There were naturally many criticisms of the American right, especially such figures as Jeffrey Yass, the Pennsylvania hedge-fund billionaire who has become a key funder of conservative candidates and causes.
But perhaps inevitably in a one-party town like Pittsburgh, where the power structure is upheld largely by Democrats, there were complaints about both parties.
Jones, for one, contrasted the Republican support for Jan. 6 protesters to the criticism protest organizers got from nominal allies.
“These people who literally tried to stage a coup, the most moderate person of their party will still stand by them,” she said. “And that’s a thing that still hurts a little bit.”
Lee made a similar point in her keynote address that evening.
“We are always told, you can’t be too progressive, you can’t be too Black,” she said, “The No. 1 rule is that you always have to appeal to some person in the middle you’ve never met. “ [But] while we were chasing that elusive swing voter, Black and brown people were dying every day.”
Still, speakers said that the success of the progressive movement in Pittsburgh bodes well for the future — if activists will fight for it up and down the ballot, and all across the electorate. And they said more good news may be coming
In a discussion among state legislators, state Rep. and former Senate candidate Malcolm Kenyatta of Philadelphia said that recent Democratic policy win on issues such as climate change reflected the influence of younger voters.
“We’re shifting … the balance of power,” he said.
State Rep. Sara Innamorato urged attendees “don’t sleep on Pittsburgh” in future election cycles.
“In 2023, we expect big things,” she said.
Allegheny County will hold a number of key elections next year, starting with an open county executive seat as term-limited Rich Fitzgerald wraps up his third term. Innamorato is considered a possible candidate for that seat, a fact alluded to by local activist Khari Mosley, who was moderating that discussion: “I’m not going to put you on blast,” Mosley said to Innamorato, “but there may be some announcements coming at some point.”
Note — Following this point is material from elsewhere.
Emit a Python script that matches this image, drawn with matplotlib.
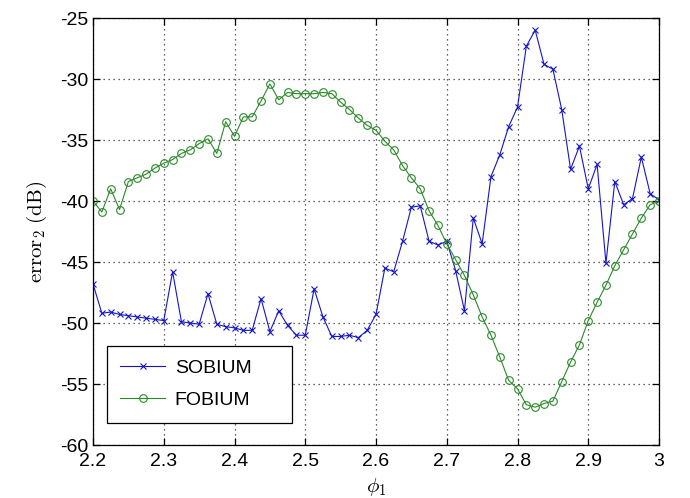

Gainey, meanwhile, urged candidates and activists alike to remain engaged wherever they saw an opportunity — and even in places where others might not. He said he became Pittsburgh’s first Black mayor by reaching out not just to those committed to his cause, but to those who doubted it.
“I told them, ‘Take me to Donald Trump country,’” he said. “Because if it’s the progressive values that births a new economy, a new movement in this city, take me to where they say they don’t want me.”